I have spent a great deal of time over the years seeking spiritual enlightenment through prayer, meditation, contemplation, reading, personal growth and workshops to relearn an old lesson. Simplicity is the highest form of intelligence. Walking and living in love is the highest spiritual plane. Living in love allows us to make decisions based in love. Love based decisions take into account all those that are concerned with and effected by the decision. Not making decisions from a place of love is one of reasons that even though the US is considered the riches nation in the world, we have children going to bed hungry and citizens that are homeless

Living love is available to us all and it is as simple as making a choice.


No Inner Child Left Behind




The concept of us having an inner child or doing inner child work is usually viewed with great skepticism by most people I engage about it. I understand this as I felt the same way when I began my  healing journey from the devastation of my dysfunctional childhood. It is not easy for us to suspend disbelief. The problem lies in trying to look at it from the the mind set and thought process of an adult. this allows us to minimize and trivialize what happened to us as children.


The statement that I hear the most is ” My parents did the best they could at the time”. Though this maybe true, it stops the healing process before it can even start. In essence it ends up being a rationalization that keeps us from the truth that we desperately need to heal.


Is that how we learn in recovery to make amends. We just walk up to someone we have mistreated and say ” I’m sorry, I  was doing the best I could do at the time.” No, we take responsibility for our actions, make restitution if needed and change our behavior.


The example that I like to use is the fact that my mother sexually abused me at age five. Does anyone really think that was the best she could do at that time ? How could thinking that way help my healing in anyway.


A five year old does not have the cognitive ability to understand that his mother is wrong and bad for what she is doing to him. He only has the ability to think that it is his fault for what is happening to him. He must be bad or done something wrong. Therefore making himself responsible for what has happened.


Inner child work is what allows us to revisit these actions that have wounded us and see them for what they really are. Thus allowing us to work through our feelings and give the responsibility, shame and guilt back to whom it belongs.


Without the work there can be no forgiveness, understanding or letting go. We will stay wounded, victimized and vulnerable. Our spirit will remain weakened like a balloon with a leak in it. Our wounds causing us to act in ways that are self defeating and unproductive. Wondering why we never feel right, whole or complete. Never being able to standing firmly in who we really are and are meant to be. Always feeling that we are falling short because we are.


The only one that knows the truth about how we perceived and felt about what happened to us as children is the child within. They hold the secret to where we stuffed our feelings. How we compartmentalized our self and our lives so that we could survive. They alone know where they secured the glowing light of their innocence and purity for protection They are the only ones who can guide us to where the pieces of our fracture personalities  lie. Those pieces that we  needed in order for us to integrate. We need their help if we want to be whole again.

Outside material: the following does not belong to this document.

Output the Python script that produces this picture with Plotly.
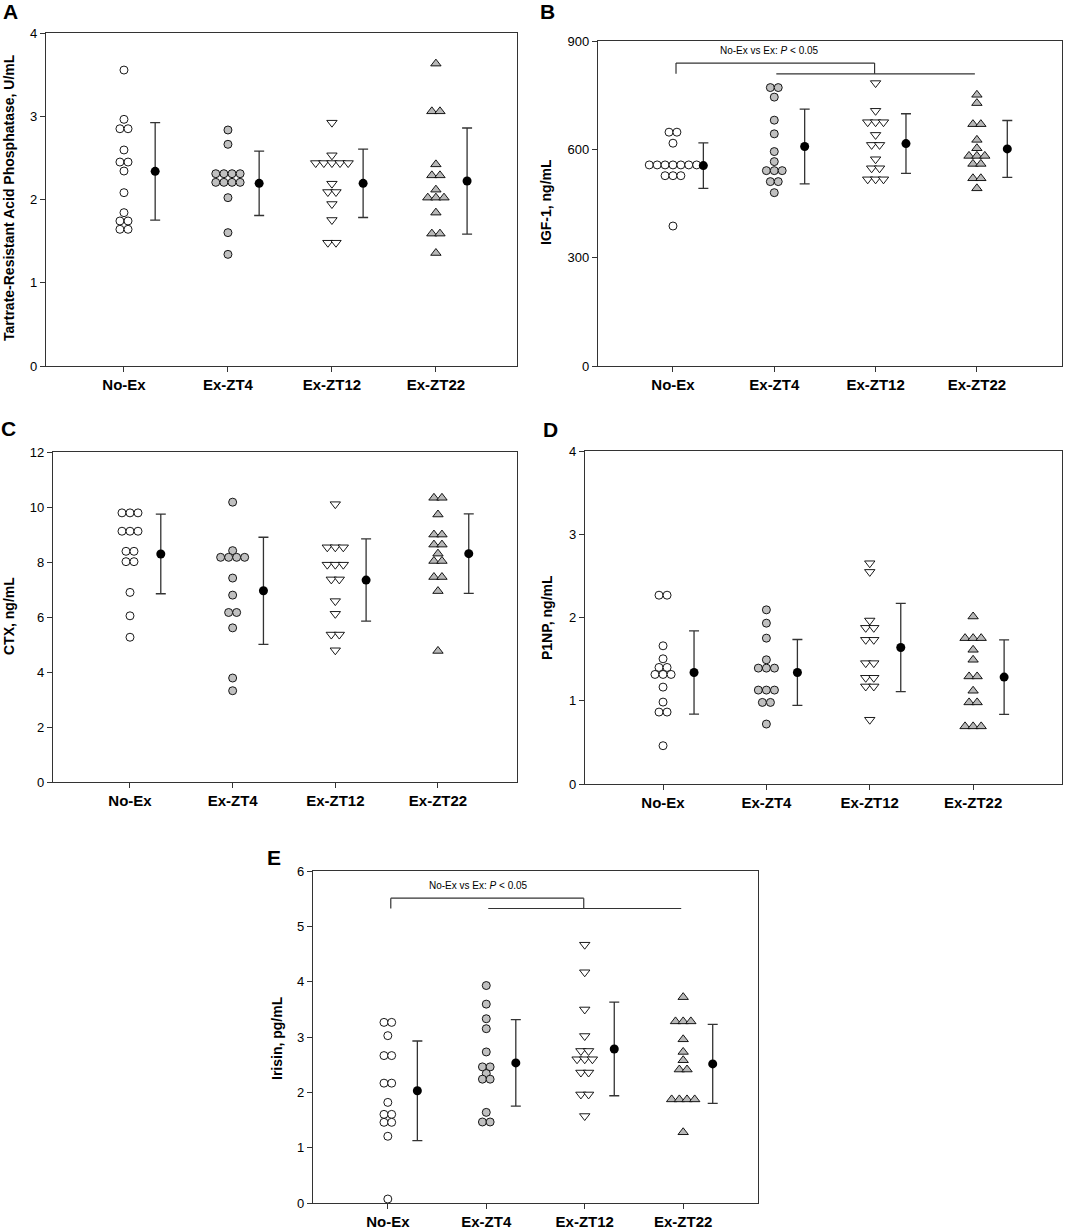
import plotly.graph_objects as go
from collections import Counter

groups = ["No-Ex", "Ex-ZT4", "Ex-ZT12", "Ex-ZT22"]

# A - Tartrate-Resistant Acid Phosphatase, U/mL
trap_noex = [3.555, 2.963, 2.85, 2.85, 2.595, 2.45, 2.45, 2.342, 2.082, 1.842, 1.742, 1.742, 1.642, 1.642]
trap_zt4 = [2.835, 2.663, 2.31, 2.31, 2.31, 2.31, 2.206, 2.206, 2.206, 2.206, 2.022, 1.602, 1.341]
trap_zt12 = [2.923, 2.531, 2.438, 2.438, 2.438, 2.438, 2.438, 2.19, 2.09, 2.09, 1.946, 1.754, 1.481, 1.481]
trap_zt22 = [3.632, 3.059, 3.059, 2.422, 2.29, 2.29, 2.118, 2.022, 2.022, 2.022, 1.842, 1.59, 1.59, 1.357]
trap_mean = [2.338, 2.194, 2.194, 2.222]
trap_sd = [0.585, 0.386, 0.41, 0.637]

# B - IGF-1, ng/mL
igf_noex = [647.5, 647.5, 617, 556.8, 556.8, 556.8, 556.8, 556.8, 556.8, 556.8, 527, 527, 527, 387.6]
igf_zt4 = [771, 771, 744.6, 680.8, 642.9, 593.8, 566, 541, 541, 541, 510.6, 510.6, 480]
igf_zt12 = [783.5, 706.7, 675.2, 675.2, 675.2, 640, 612.3, 612.3, 572.6, 547.6, 547.6, 517, 517, 517]
igf_zt22 = [751, 728, 669.7, 669.7, 626.2, 603, 581.8, 581.8, 581.8, 559.6, 559.6, 519.8, 519.8, 492]
igf_mean = [555, 607.7, 616, 601.2]
igf_sd = [63, 103.6, 82.6, 78.7]

# C - CTX, ng/mL
ctx_noex = [9.787, 9.787, 9.787, 9.119, 9.119, 9.119, 8.389, 8.389, 8.012, 8.012, 6.894, 6.043, 5.264]
ctx_zt4 = [10.176, 8.413, 8.17, 8.17, 8.17, 8.17, 7.416, 6.796, 6.164, 6.164, 5.605, 3.781, 3.319]
ctx_zt12 = [10.103, 8.535, 8.535, 8.535, 7.903, 7.903, 7.903, 7.368, 7.368, 6.578, 6.116, 5.362, 5.362, 4.79]
ctx_zt22 = [10.334, 10.334, 9.726, 8.997, 8.997, 8.632, 8.632, 8.304, 8.036, 8.036, 7.453, 7.453, 6.942, 4.766]
ctx_mean = [8.292, 6.954, 7.343, 8.304]
ctx_sd = [1.447, 1.946, 1.496, 1.447]

# D - P1NP, ng/mL
p1np_noex = [2.268, 2.268, 1.66, 1.504, 1.4, 1.4, 1.316, 1.316, 1.316, 1.164, 0.984, 0.864, 0.864, 0.46]
p1np_zt4 = [2.092, 1.932, 1.752, 1.492, 1.392, 1.392, 1.392, 1.128, 1.128, 1.128, 0.98, 0.98, 0.72]
p1np_zt12 = [2.652, 2.548, 1.964, 1.876, 1.876, 1.732, 1.732, 1.452, 1.452, 1.276, 1.276, 1.172, 1.172, 0.772]
p1np_zt22 = [2.012, 1.752, 1.752, 1.752, 1.612, 1.492, 1.292, 1.292, 1.12, 0.98, 0.98, 0.692, 0.692, 0.692]
p1np_mean = [1.34, 1.34, 1.64, 1.284]
p1np_sd = [0.5, 0.396, 0.53, 0.448]

# E - Irisin, pg/mL
iri_noex = [3.264, 3.264, 3.024, 2.664, 2.664, 2.166, 2.166, 1.818, 1.602, 1.602, 1.458, 1.458, 1.206, 0.072]
iri_zt4 = [3.93, 3.594, 3.33, 3.15, 2.73, 2.46, 2.46, 2.34, 2.238, 2.238, 1.638, 1.464, 1.464]
iri_zt12 = [4.668, 4.17, 3.498, 3.018, 2.748, 2.748, 2.598, 2.598, 2.598, 2.358, 2.358, 1.962, 1.962, 1.572]
iri_zt22 = [3.72, 3.282, 3.282, 3.282, 2.958, 2.73, 2.58, 2.412, 2.412, 1.872, 1.872, 1.872, 1.872, 1.278]
iri_mean = [2.028, 2.532, 2.784, 2.514]
iri_sd = [0.9, 0.783, 0.846, 0.714]

# significance brackets (B and E): upper line, lower line, text height
igf_bracket = [839, 809, 873]
iri_bracket = [5.508, 5.322, 5.74]

styles = [
    dict(symbol="circle", color="white", size=8),
    dict(symbol="circle", color="#c0c0c0", size=8),
    dict(symbol="triangle-down", color="white", size=9),
    dict(symbol="triangle-up", color="#b8b8b8", size=9),
]


def spread(vals, center, step=0.078):
    counts = Counter(vals)
    seen = {}
    xs = []
    for v in vals:
        k = counts[v]
        i = seen.get(v, 0)
        seen[v] = i + 1
        xs.append(center + (i - (k - 1) / 2) * step)
    return xs


fig = go.Figure()


def add_panel(n, data, means, sds):
    xa = "x" if n == 1 else "x%d" % n
    ya = "y" if n == 1 else "y%d" % n
    for gi, vals in enumerate(data):
        st = styles[gi]
        fig.add_trace(go.Scatter(
            x=spread(vals, gi + 1), y=vals, mode="markers",
            xaxis=xa, yaxis=ya, showlegend=False,
            marker=dict(symbol=st["symbol"], size=st["size"], color=st["color"],
                        line=dict(color="black", width=0.9))))
    fig.add_trace(go.Scatter(
        x=[i + 1.3 for i in range(4)], y=means, mode="markers",
        xaxis=xa, yaxis=ya, showlegend=False,
        marker=dict(symbol="circle", size=9, color="black"),
        error_y=dict(type="data", array=sds, color="#333333", thickness=1.3, width=5)))


add_panel(1, [trap_noex, trap_zt4, trap_zt12, trap_zt22], trap_mean, trap_sd)
add_panel(2, [igf_noex, igf_zt4, igf_zt12, igf_zt22], igf_mean, igf_sd)
add_panel(3, [ctx_noex, ctx_zt4, ctx_zt12, ctx_zt22], ctx_mean, ctx_sd)
add_panel(4, [p1np_noex, p1np_zt4, p1np_zt12, p1np_zt22], p1np_mean, p1np_sd)
add_panel(5, [iri_noex, iri_zt4, iri_zt12, iri_zt22], iri_mean, iri_sd)

W, H = 1065, 1229


def px_x(a, b):
    return [a / W, b / W]


def px_y(top, bottom):
    return [1 - bottom / H, 1 - top / H]


def pt(x, y):
    return x / W, 1 - y / H


panels = [
    # x domain, y domain, x range, y max, dtick
    (px_x(46, 517), px_y(33, 366), [0.25, 4.78], 4, 1),
    (px_x(598, 1062), px_y(41, 366), [0.26, 4.84], 900, 300),
    (px_x(53, 517), px_y(452, 782), [0.25, 4.77], 12, 2),
    (px_x(585, 1062), px_y(451, 784), [0.245, 4.86], 4, 1),
    (px_x(313, 758), px_y(871, 1203), [0.24, 4.76], 6, 1),
]

axis_common = dict(showline=True, mirror=True, linecolor="#333333", linewidth=1.2,
                   showgrid=False, zeroline=False, ticks="outside", ticklen=5,
                   tickcolor="#333333", tickwidth=1.2, automargin=False)

layout = dict(width=W, height=H, margin=dict(l=0, r=0, t=0, b=0, pad=0),
              template="none", plot_bgcolor="white", paper_bgcolor="white",
              font=dict(family="Liberation Sans, Arial, sans-serif", color="black"))

for i, (xd, yd, xr, ymax, dt) in enumerate(panels):
    n = i + 1
    xk = "xaxis" if n == 1 else "xaxis%d" % n
    yk = "yaxis" if n == 1 else "yaxis%d" % n
    layout[xk] = dict(domain=xd, range=xr, tickvals=[1, 2, 3, 4],
                      ticktext=["<b>%s</b>" % g for g in groups],
                      tickfont=dict(size=15), anchor="y" if n == 1 else "y%d" % n,
                      **axis_common)
    layout[yk] = dict(domain=yd, range=[0, ymax], dtick=dt, tickfont=dict(size=13),
                      anchor="x" if n == 1 else "x%d" % n, **axis_common)

fig.update_layout(**layout)

# panel letters (pixel positions of the reference)
letters = [("A", 10, 12), ("B", 547, 12), ("C", 9, 428), ("D", 550, 429), ("E", 274, 857)]
for t, x, y in letters:
    px, py = pt(x, y)
    fig.add_annotation(text="<b>%s</b>" % t, x=px, y=py, xref="paper", yref="paper",
                       xanchor="center", yanchor="middle",
                       showarrow=False, font=dict(size=21))

# y titles
ytitles = [("Tartrate-Resistant Acid Phosphatase, U/mL", 9, 198),
           ("IGF-1, ng/mL", 546, 202),
           ("CTX, ng/mL", 9, 616),
           ("P1NP, ng/mL", 547, 618),
           ("Irisin, pg/mL", 277, 1038)]
for t, x, y in ytitles:
    px, py = pt(x, y)
    fig.add_annotation(text="<b>%s</b>" % t, x=px, y=py, xref="paper", yref="paper",
                       xanchor="center", yanchor="middle",
                       textangle=-90, showarrow=False, font=dict(size=14))

# significance brackets
for n, br, tx in [(2, igf_bracket, 1.95), (5, iri_bracket, 1.92)]:
    xr, yr = "x%d" % n, "y%d" % n
    hi, lo, ty = br
    line = dict(color="#333333", width=1.2)
    fig.add_shape(type="line", xref=xr, yref=yr, x0=1.03, x1=1.03, y0=lo, y1=hi, line=line)
    fig.add_shape(type="line", xref=xr, yref=yr, x0=1.03, x1=2.99, y0=hi, y1=hi, line=line)
    fig.add_shape(type="line", xref=xr, yref=yr, x0=2.99, x1=2.99, y0=hi, y1=lo, line=line)
    fig.add_shape(type="line", xref=xr, yref=yr, x0=2.02, x1=3.98, y0=lo, y1=lo, line=line)
    fig.add_annotation(text="No-Ex vs Ex: <i>P</i> &lt; 0.05", x=tx, y=ty, xref=xr, yref=yr,
                       showarrow=False, font=dict(size=10))

# drop the default page margin so the figure fills the window exactly
fig.write_html("out.html", config={"displayModeBar": False},
               post_script="document.body.style.margin = '0';")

There is no bigger act of self love than to chose to do the work to heal and become whole again. It takes faith, courage and trust in a power greater than yourself. But, I can tell you from experience that it is worth every tear, sob, wail, heartache, bout of anger and feeling of sadness.


There is no out running  the past, because it can run much longer and farther than you. The only way out is through. But you don’t have to do it alone, there are people and help available.


Have you ever felt like something is missing. That you have this ache but are not sure for what. Are there parts of you you can’t access ? These awareness can be gifts if you chose to see and use them that way. They can guide you to the life you have been looking for.


Hears to the hope you chose love and the path to healing !!!